The event is represented as \(A_1' \cap A_2' \cap {A_3}\) .

The event represents that the firm does not awarded project 1 and project 2 but awarded project 3.

The probability is computed as,

\(\begin{aligned}P\left( {A_1' \cap A_2' \cap {A_3}} \right) &= P\left( {{A_3}} \right) - P\left( {{A_1} \cap {A_3}} \right) - P\left( {{A_2} \cap {A_3}} \right) + P\left( {{A_1} \cap {A_2} \cap {A_3}} \right)\\ &= 0.28 - 0.05 - 0.07 + 0.01\\ &= 0.17\end{aligned}\)

Thus, the probability of the provided event is 0.17.

f.

The event is represented as \(\left( {A_1' \cap A_2'} \right) \cup {A_3}\) .
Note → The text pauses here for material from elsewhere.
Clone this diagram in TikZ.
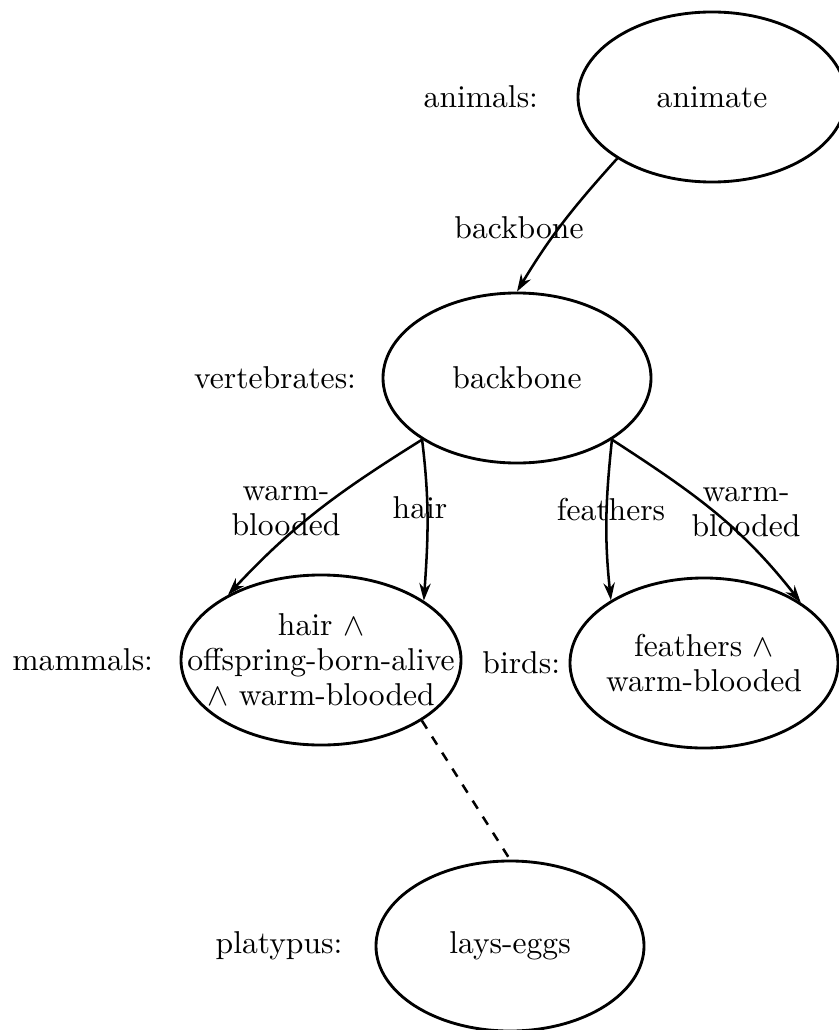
\documentclass[tikz,border=0pt]{standalone}
\usepackage{xcolor}
\usepackage{tikz}
\usetikzlibrary{shapes.geometric, positioning, arrows.meta}

\begin{document}
\begin{tikzpicture}[x=0.3164pt, y=-0.3164pt, >={Stealth[length=5.5pt,width=3.6pt]},
    concept/.style={draw, ellipse, line width=0.9pt, minimum width=84.8pt, minimum height=53.8pt},
    tag/.style={inner sep=0pt},
    inside/.style={inner sep=0pt, align=center, font=\linespread{0.92}\selectfont},
    link/.style={->, thick}]
        \useasboundingbox (0,0) rectangle (838,1030);
        % the concepts
        \node[concept] (animate) at (712,97) {animate};
        \node[concept] (backbone) at (517,378) {backbone};
        \node[concept, minimum width=88.6pt, label={[inside]center:hair $\wedge$\\offspring-born-alive\\$\wedge$ warm-blooded}] (mammals) at (321,660) {};
        \node[concept, label={[inside]center:feathers $\wedge$\\warm-blooded}] (birds) at (704,663) {};
        \node[concept] (layseggs) at (510,946) {lays-eggs};
        % the names
        \node[tag, left=12pt of animate] (animals) {animals:};
        \node[tag, left=7.9pt of backbone] (vertebrates) {vertebrates:};
        \node[tag, left=8.2pt of mammals] (mammalstag) {mammals:};
        \node[tag, left=2.5pt of birds] (birdstag) {birds:};
        \node[tag, left=10pt of layseggs] (platypus) {platypus:};
        % the links
        \draw[link] (animate.213) to[out=228, in=59] (backbone.90);
        \draw[link] (backbone.213) to[out=212, in=47] (mammals.145);
        \draw[link] (backbone.213) to[out=277, in=86] (mammals.30);
        \draw[link] (backbone.327) to[out=264, in=96] (birds.146);
        \draw[link] (backbone.327) to[out=327, in=128] (birds.32);
        \draw[thick, dashed] (mammals.329) -- (layseggs.north);
        \node (lbackbone) at (519,228) {backbone};
        \node[inside] (lwarmleft) at (286,511) {warm-\\blooded};
        \node (lhair) at (420,508) {hair};
        \node (lfeathers) at (611,510) {feathers};
        \node[inside] (lwarmright) at (746,512) {warm-\\blooded};
    \end{tikzpicture}
\end{document}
The event of not awarded both projects 1 and 2, or awarded project 3.

The probability is computed as,

\(\begin{aligned}P\left( {\left( {A_1' \cap A_2'} \right) \cup {A_3}} \right) &= P\left( {{A_1} \cup {A_2} \cup {A_3}} \right)' + P\left( {{A_3}} \right)\\ &= \left( {1 - P\left( {{A_1} \cup {A_2} \cup {A_3}} \right)} \right) + P\left( {{A_3}} \right)\\ &= 1 - 0.53 + 0.28\\ &= 0.75\end{aligned}\)

Thus, the probability of the provided event is 0.75.